— BEGIN Exercise materials —
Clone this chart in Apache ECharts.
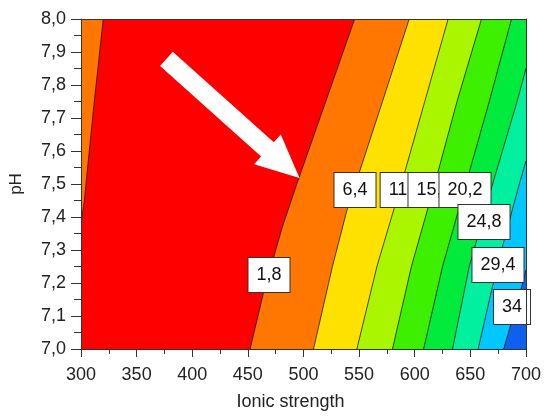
<!DOCTYPE html>
<html>
<head>
<meta charset="utf-8">
<script src="https://cdn.jsdelivr.net/npm/echarts@6/dist/echarts.min.js"></script>
<style>
  html, body { margin: 0; padding: 0; background: #fff; }
  #chart { width: 544px; height: 416px; }
</style>
</head>
<body>
<div id="chart"></div>
<script>
// Contour plot: pH vs ionic strength

// contour levels and their label text
const levels = [1.8, 6.4, 11, 15.6, 20.2, 24.8, 29.4, 34];
const labelText = ['1,8', '6,4', '11', '15,6', '20,2', '24,8', '29,4', '34'];
// where each label box sits [ionic strength, pH]
const labelIonic = [469, 546, 585, 617, 645, 662, 675, 687];
const labelPH = [7.225, 7.483, 7.483, 7.483, 7.483, 7.386, 7.256, 7.128];

// contour lines, as [ionic strength, pH]
const line18Left = [[300, 7.38], [303, 7.45], [311, 7.72], [320, 8.0]];
const line18 = [[452, 7.0], [464, 7.17], [481, 7.37], [494, 7.5], [520, 7.75], [546, 8.0]];
const line64 = [[509, 7.0], [526, 7.25], [539, 7.42], [571, 7.75], [595, 8.0]];
const line11 = [[548, 7.0], [566, 7.25], [588, 7.5], [609, 7.75], [630, 8.0]];
const line156 = [[580, 7.0], [597, 7.25], [618, 7.5], [638, 7.75], [660, 8.0]];
const line202 = [[608, 7.0], [625, 7.25], [646, 7.5], [667, 7.75], [687, 8.0]];
const line248 = [[634, 7.0], [649, 7.25], [670, 7.5], [692, 7.75], [700, 7.85]];
const line294 = [[657, 7.0], [674, 7.25], [694, 7.5], [700, 7.57]];
const line34 = [[680, 7.0], [697, 7.2], [700, 7.24]];

const contourLines = [line18Left, line18, line64, line11, line156, line202, line248, line294, line34];
// which side of the line holds the higher values
const highSide = ['left', 'right', 'right', 'right', 'right', 'right', 'right', 'right', 'right'];

// arrow annotation [ionic strength, pH]
const arrowTail = [376.8, 7.879];
const arrowTip = [496.4, 7.518];

const xTicks = { min: 300, max: 700, step: 50 };
const yTicks = { min: 7.0, max: 8.0, step: 0.1 };

const lowColor = '#ff0000';
const fillColors = ['#ff7700', '#ff7700', '#ffe100', '#aaf500', '#3cf000', '#00eb3c', '#00f0a0', '#00c8ff', '#1060f0'];

const font = 'Arial, "Liberation Sans", sans-serif';

const chart = echarts.init(document.getElementById('chart'));

function renderBand(params, api) {
    const i = params.dataIndex;
    const pts = contourLines[i];
    const last = pts[pts.length - 1];
    let poly;
    if (highSide[i] === 'left') {
        poly = pts.concat([[xTicks.min, yTicks.max]]);
    } else {
        poly = pts.concat([[xTicks.max, last[1]], [xTicks.max, yTicks.min]]);
    }
    return {
        type: 'group',
        children: [
            {
                type: 'polygon',
                shape: { points: poly.map(p => api.coord(p)) },
                style: { fill: fillColors[i], stroke: null }
            },
            {
                type: 'polyline',
                shape: { points: pts.map(p => api.coord(p)) },
                style: { fill: null, stroke: '#1a1a1a', lineWidth: 0.8 }
            }
        ]
    };
}

function renderLabel(params, api) {
    const p = api.coord([api.value(0), api.value(1)]);
    return {
        type: 'text',
        x: Math.round(p[0]),
        y: Math.round(p[1]),
        style: {
            text: labelText[params.dataIndex],
            fontSize: 18,
            fontFamily: font,
            fill: '#111',
            align: 'center',
            verticalAlign: 'middle',
            lineHeight: 18,
            backgroundColor: '#fff',
            borderColor: '#333',
            borderWidth: 1,
            padding: [8, 8, 8, 8]
        }
    };
}

function renderArrow(params, api) {
    const p0 = api.coord(arrowTail);
    const p1 = api.coord(arrowTip);
    const dx = p1[0] - p0[0], dy = p1[1] - p0[1];
    const len = Math.sqrt(dx * dx + dy * dy);
    const ux = dx / len, uy = dy / len;
    const nx = -uy, ny = ux;
    const w = 9.5, hw = 20, hl = 43;
    const bx = p1[0] - ux * hl, by = p1[1] - uy * hl;
    return {
        type: 'polygon',
        shape: {
            points: [
                [p0[0] + nx * w, p0[1] + ny * w],
                [bx + nx * w, by + ny * w],
                [bx + nx * hw, by + ny * hw],
                p1,
                [bx - nx * hw, by - ny * hw],
                [bx - nx * w, by - ny * w],
                [p0[0] - nx * w, p0[1] - ny * w]
            ]
        },
        style: { fill: '#fff' }
    };
}

const axisText = { color: '#222', fontSize: 18, fontFamily: font };

const option = {
    animation: false,
    grid: {
        left: 79, right: 17, top: 19, bottom: 66,
        show: true, backgroundColor: lowColor, borderWidth: 0
    },
    xAxis: [
        {
            type: 'value',
            min: xTicks.min, max: xTicks.max, interval: xTicks.step,
            z: 10,
            name: 'Ionic strength',
            nameLocation: 'middle',
            nameGap: 44,
            nameTextStyle: { color: '#222', fontSize: 18, fontFamily: font, padding: [0, 26, 0, 0] },
            axisLine: { show: true, lineStyle: { color: '#333', width: 1 } },
            axisTick: { show: true, inside: false, length: 8, lineStyle: { color: '#333' } },
            minorTick: { show: true, splitNumber: 2, length: 5, lineStyle: { color: '#333' } },
            axisLabel: Object.assign({ margin: 17 }, axisText),
            splitLine: { show: false }
        },
        {
            type: 'value', position: 'top',
            min: xTicks.min, max: xTicks.max, z: 10,
            axisLine: { show: true, lineStyle: { color: '#333', width: 1 } },
            axisTick: { show: false }, axisLabel: { show: false }, splitLine: { show: false }
        }
    ],
    yAxis: [
        {
            type: 'value',
            min: yTicks.min, max: yTicks.max, interval: yTicks.step,
            z: 10,
            name: 'pH',
            nameLocation: 'middle',
            nameGap: 56,
            nameTextStyle: { color: '#222', fontSize: 17, fontFamily: font },
            axisLine: { show: true, lineStyle: { color: '#333', width: 1 } },
            axisTick: { show: true, inside: false, length: 10, lineStyle: { color: '#333' } },
            minorTick: { show: true, splitNumber: 2, length: 7, lineStyle: { color: '#333' } },
            axisLabel: Object.assign({
                margin: 15,
                formatter: v => v.toFixed(1).replace('.', ',')
            }, axisText),
            splitLine: { show: false }
        },
        {
            type: 'value', position: 'right',
            min: yTicks.min, max: yTicks.max, z: 10,
            axisLine: { show: true, lineStyle: { color: '#333', width: 1 } },
            axisTick: { show: false }, axisLabel: { show: false }, splitLine: { show: false }
        }
    ],
    series: [
        {
            name: 'bands',
            type: 'custom',
            renderItem: renderBand,
            clip: true,
            z: 2,
            data: contourLines.map((l, i) => [i])
        },
        {
            name: 'arrow',
            type: 'custom',
            renderItem: renderArrow,
            z: 3,
            data: [[arrowTip[0], arrowTip[1]]]
        },
        {
            name: 'labels',
            type: 'custom',
            renderItem: renderLabel,
            z: 4,
            data: labelIonic.map((x, i) => [x, labelPH[i], levels[i]])
        }
    ]
};

chart.setOption(option);
</script>
</body>
</html>
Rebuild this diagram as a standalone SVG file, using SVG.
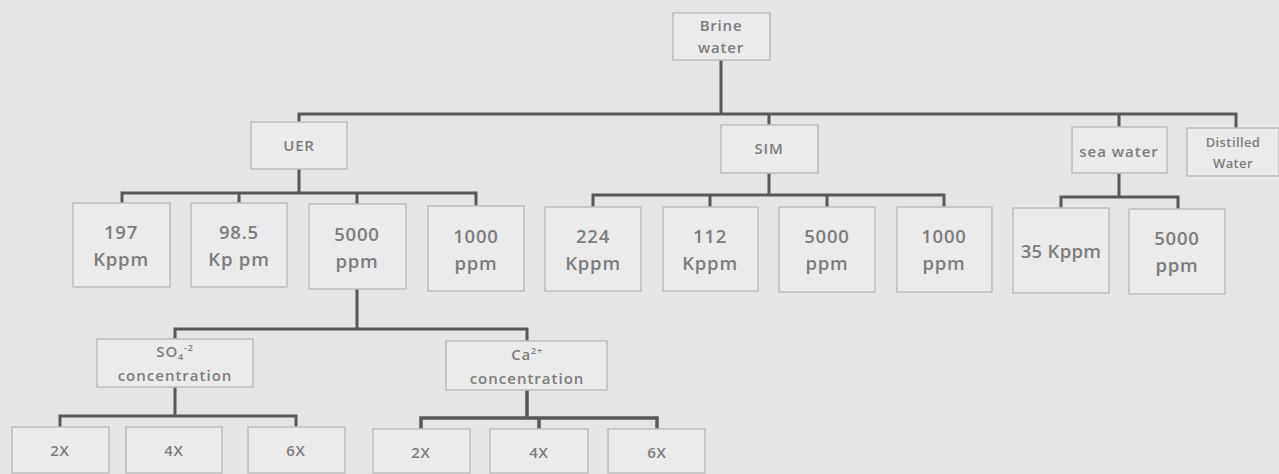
<svg xmlns="http://www.w3.org/2000/svg" width="1279" height="474" viewBox="0 0 1279 474">
<style>
.bg{fill:#e5e5e5}
.box{fill:#ebebeb;stroke:#bdbdbd;stroke-width:1.5}
.t{font-family:"Open Sans","Liberation Sans",sans-serif;font-weight:600;fill:#7c7c7c;text-anchor:middle;font-size:18.5px;letter-spacing:0.8px}
.s{font-size:15px}
.xs{font-size:13px;letter-spacing:0.4px}
.c{stroke:#585858;stroke-width:3;fill:none;stroke-linejoin:miter}
</style>
<rect class="bg" x="0" y="0" width="1279" height="474"/>
<g id="connectors">
<path class="c" d="M721 60V114M299 122V114H1236V128M769 114V125M1119 114V127"/>
<path class="c" d="M299 169V193M122 204V193H476V206M239 193V204M357 193V204"/>
<path class="c" d="M769 173V195M593 207V195H944V207M710 195V207M827 195V207"/>
<path class="c" d="M1119 173V197M1061 208V197H1178V209"/>
<path class="c" d="M357 289V329M175 339V329H527V341"/>
<path class="c" d="M175 387V416M60 427V416H296V427"/>
<path class="c" d="M527 390V418M421 429V418H657V429M539 418V429" style="stroke-width:3.5"/>
</g>
<g id="brine"><rect class="box" x="673" y="13" width="97" height="47"/><text class="t s" x="721" y="31">Brine</text><text class="t s" x="721" y="53">water</text></g>
<g id="uer"><rect class="box" x="251" y="122" width="96" height="47"/><text class="t s" x="299" y="151">UER</text></g>
<g id="sim"><rect class="box" x="721" y="125" width="97" height="48"/><text class="t s" x="769" y="154">SIM</text></g>
<g id="sea"><rect class="box" x="1072" y="127" width="95" height="46"/><text class="t s" x="1119" y="157" style="letter-spacing:1px">sea water</text></g>
<g id="distilled"><rect class="box" x="1187" y="128" width="92" height="48"/><text class="t xs" x="1233" y="147">Distilled</text><text class="t xs" x="1233" y="168">Water</text></g>
<g id="u197"><rect class="box" x="73" y="203" width="97" height="84"/><text class="t" x="121" y="239">197</text><text class="t" x="121" y="266">Kppm</text></g>
<g id="u985"><rect class="box" x="191" y="203" width="96" height="84"/><text class="t" x="239" y="239">98.5</text><text class="t" x="239" y="266">Kp pm</text></g>
<g id="u5000"><rect class="box" x="309" y="204" width="97" height="85"/><text class="t" x="357" y="241">5000</text><text class="t" x="357" y="268">ppm</text></g>
<g id="u1000"><rect class="box" x="428" y="206" width="96" height="85"/><text class="t" x="476" y="243">1000</text><text class="t" x="476" y="270">ppm</text></g>
<g id="s224"><rect class="box" x="545" y="207" width="96" height="84"/><text class="t" x="593" y="243">224</text><text class="t" x="593" y="270">Kppm</text></g>
<g id="s112"><rect class="box" x="663" y="207" width="95" height="84"/><text class="t" x="710" y="243">112</text><text class="t" x="710" y="270">Kppm</text></g>
<g id="s5000"><rect class="box" x="779" y="207" width="96" height="85"/><text class="t" x="827" y="243">5000</text><text class="t" x="827" y="270">ppm</text></g>
<g id="s1000"><rect class="box" x="897" y="207" width="95" height="85"/><text class="t" x="944" y="243">1000</text><text class="t" x="944" y="270">ppm</text></g>
<g id="w35"><rect class="box" x="1013" y="208" width="96" height="85"/><text class="t" x="1061" y="258" style="letter-spacing:0.3px">35 Kppm</text></g>
<g id="w5000"><rect class="box" x="1129" y="209" width="96" height="85"/><text class="t" x="1177" y="245">5000</text><text class="t" x="1177" y="272">ppm</text></g>
<g id="so4"><rect class="box" x="97" y="339" width="156" height="48"/><text class="t s" x="175" y="357">SO<tspan font-size="9" dy="3">4</tspan><tspan font-size="9" dy="-9">-2</tspan></text><text class="t s" x="175" y="381" style="letter-spacing:1px">concentration</text></g>
<g id="ca"><rect class="box" x="446" y="341" width="161" height="49"/><text class="t s" x="527" y="360">Ca<tspan font-size="9" dy="-6">2+</tspan></text><text class="t s" x="527" y="384" style="letter-spacing:1px">concentration</text></g>
<g id="so2x"><rect class="box" x="12" y="427" width="97" height="46"/><text class="t s" x="60" y="456">2X</text></g>
<g id="so4x"><rect class="box" x="126" y="427" width="96" height="46"/><text class="t s" x="174" y="456">4X</text></g>
<g id="so6x"><rect class="box" x="248" y="427" width="97" height="46"/><text class="t s" x="296" y="456">6X</text></g>
<g id="ca2x"><rect class="box" x="373" y="429" width="97" height="44"/><text class="t s" x="421" y="458">2X</text></g>
<g id="ca4x"><rect class="box" x="490" y="429" width="98" height="44"/><text class="t s" x="539" y="458">4X</text></g>
<g id="ca6x"><rect class="box" x="608" y="429" width="97" height="44"/><text class="t s" x="657" y="458">6X</text></g>
</svg>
— END Exercise materials —
_Given instruction_
Transcribe exactly, please, the lines between the start of the records above and the line holding "vs ionic strength", counting both of those lines and omitting pictures.

_The completed task_
Clone this chart in Apache ECharts.
<!DOCTYPE html>
<html>
<head>
<meta charset="utf-8">
<script src="https://cdn.jsdelivr.net/npm/echarts@6/dist/echarts.min.js"></script>
<style>
  html, body { margin: 0; padding: 0; background: #fff; }
  #chart { width: 544px; height: 416px; }
</style>
</head>
<body>
<div id="chart"></div>
<script>
// Contour plot: pH vs ionic strength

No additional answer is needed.